The media watchdog group Reporters Without Borders accused the IDF of the “deliberate shooting” of journalists. “Palestinian photographer Yasser Mourtaja was wearing a vest marked “Press”: he was obviously the victim of an intentional shot,” said Christophe Deloire, the Secretary General of RSF, on Twitter. “RSF condemns absolutely the deliberate shooting of journalists by the Israeli army.”

“We call on the Israeli government to comply with UN Security Council Resolution 2222 on the protection of journalists (adopted in 2015), demand an urgent independent investigation and the sentencing of the perpetrators of this crime against freedom of the press,” said Deloire.

Friday’s demonstration was the second of what Gaza’s ruling Hamas terror group said would be several weeks of “March of Return” protests which Hamas leaders say ultimately aim to see the removal of the border and the liberation of Palestine.

Gaza leaders have planned a series of so-called Marches of Return culminating in a planned million-strong march in mid-May, to coincide with Israel’s 70th Independence Day, the opening of the US Embassy in Jerusalem, and Nakba Day — when the Palestinians mark what they call the “catastrophe” that befell them with Israel’s creation.

Palestinian protestors burn tires during clashes with Israeli security forces on the Gaza-Israel border, east of Gaza City on April 6, 2018. (AFP PHOTO / MAHMUD HAMS)

An Islamist terror group, Hamas violently took control of Gaza from Mahmoud Abbas’s Fatah in 2007, two years after Israel withdrew its military and civilian presence from the Strip. Israel and Egypt maintain a security blockade of Gaza. Israel says this is vital to prevent Hamas — which has fought three rounds of conflict against Israel since seizing Gaza, firing thousands of rockets into Israel and digging dozens of attack tunnels under the border — from importing weaponry.

Murtaja, 30, was the co-founder of Ain media, a local TV production company that has done projects, including aerial drone video, for foreign media clients such as BBC and Al Jazeera English.

He was buried with his press vest draped over his body.

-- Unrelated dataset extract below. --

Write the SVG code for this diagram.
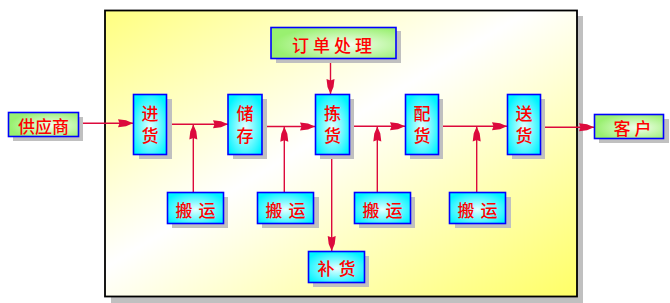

Murtaja was not affiliated with Hamas or any other terror group. His death, along with the other recent casualties, seems likely to draw renewed criticism from rights groups that have branded Israel’s open-fire orders on the border as unlawful, after Israel’s defense minister warned that those approaching the fence were risking their lives.

Just two weeks ago, Murtaja posted a drone photo of Gaza’s seaport at sunset on his Facebook page with the following caption: “I wished I could take this photo from the sky, not from land. My name is Yasser Murtaja, I am 30 years old. I live in Gaza City. I have never traveled.”

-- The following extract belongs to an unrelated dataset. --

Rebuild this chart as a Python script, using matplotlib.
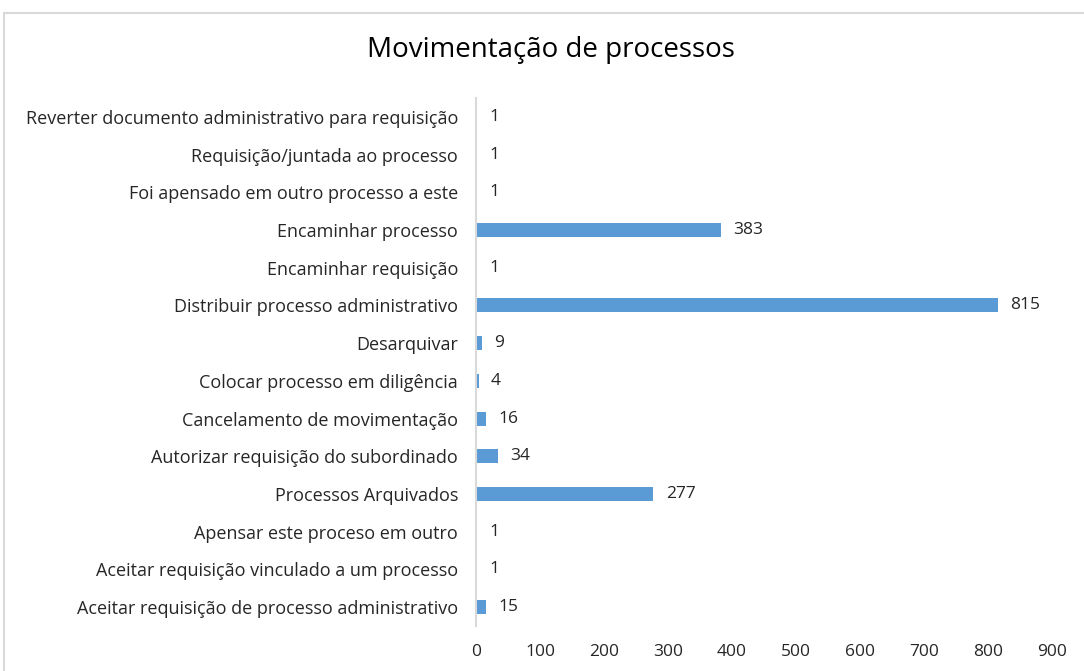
import matplotlib.pyplot as plt
from matplotlib.patches import Rectangle

# Categories listed bottom to top, as drawn
categories = [
    'Aceitar requisição de processo administrativo',
    'Aceitar requisição vinculado a um processo',
    'Apensar este proceso em outro',
    'Processos Arquivados',
    'Autorizar requisição do subordinado',
    'Cancelamento de movimentação',
    'Colocar processo em diligência',
    'Desarquivar',
    'Distribuir processo administrativo',
    'Encaminhar requisição',
    'Encaminhar processo',
    'Foi apensado em outro processo a este',
    'Requisição/juntada ao processo',
    'Reverter documento administrativo para requisição',
]
values = [15, 1, 1, 277, 34, 16, 4, 9, 815, 1, 383, 1, 1, 1]
x_ticks = [0, 100, 200, 300, 400, 500, 600, 700, 800, 900]

plt.rcParams['font.family'] = ['Open Sans', 'DejaVu Sans']
text_color = '#262626'
bar_color = '#5B9BD5'

fig = plt.figure(figsize=(10.84, 6.71), dpi=100)
ax = fig.add_axes([0.4391, 0.0673, 0.5314, 0.7864])

# chart border (cropped at right and bottom in the reference)
fig.patches.append(Rectangle((4 / 1084, -0.1), 1.2, 1 - 13 / 671 + 0.1,
                             transform=fig.transFigure, fill=False,
                             edgecolor='#D9D9D9', linewidth=1.5))

pos = range(len(categories))
ax.barh(pos, values, height=0.37, color=bar_color)
for p, v in zip(pos, values):
    ax.annotate(str(v), (v, p), xytext=(9, 0), textcoords='offset points',
                va='center', ha='left', fontsize=12.5, color=text_color)

ax.set_xlim(0, 900)
ax.set_ylim(-0.5, len(categories) - 0.5)
ax.set_xticks(x_ticks)
ax.set_yticks(list(pos))
ax.set_yticklabels(categories)
ax.tick_params(axis='both', length=0, colors=text_color)
ax.tick_params(axis='y', pad=13, labelsize=13)
ax.tick_params(axis='x', pad=13, labelsize=12.5)
for s in ['top', 'right', 'bottom']:
    ax.spines[s].set_visible(False)
ax.spines['left'].set_color('#D9D9D9')
ax.spines['left'].set_linewidth(1.5)

fig.text(551 / 1084, 1 - 50 / 671, 'Movimentação de processos', ha='center', va='center',
         fontsize=20, color='black')

fig.savefig('out.png', dpi=100)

Friends say it reflected his greatest wish — to escape Gaza’s isolation.

Hana Awad, his colleague and close friend, said he had long dreamed of traveling and was recently granted an Al Jazeera scholarship for training in Doha. She described him as active and friendly and not at all interested in politics.

“We didn’t know his political views, he was passionate about his job and wanted to travel and learn,” she said of Murtaja, who was the father of a 2-year-old boy.

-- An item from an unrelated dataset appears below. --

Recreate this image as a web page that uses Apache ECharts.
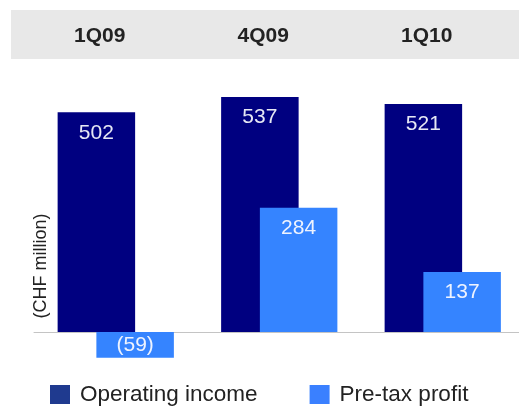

Witnesses described the area in which he was shot as a chaotic scene in which protesters torched large piles of tires, engulfing the area in black smoke that was meant to shield them from Israeli snipers. Footage showed that visibility was limited and the faces of some of the activists were covered in black soot.

Israeli troops on the other side of the fence responded with tear gas, rubber-coated steel pellets, and water cannons, as well as occasional live fire.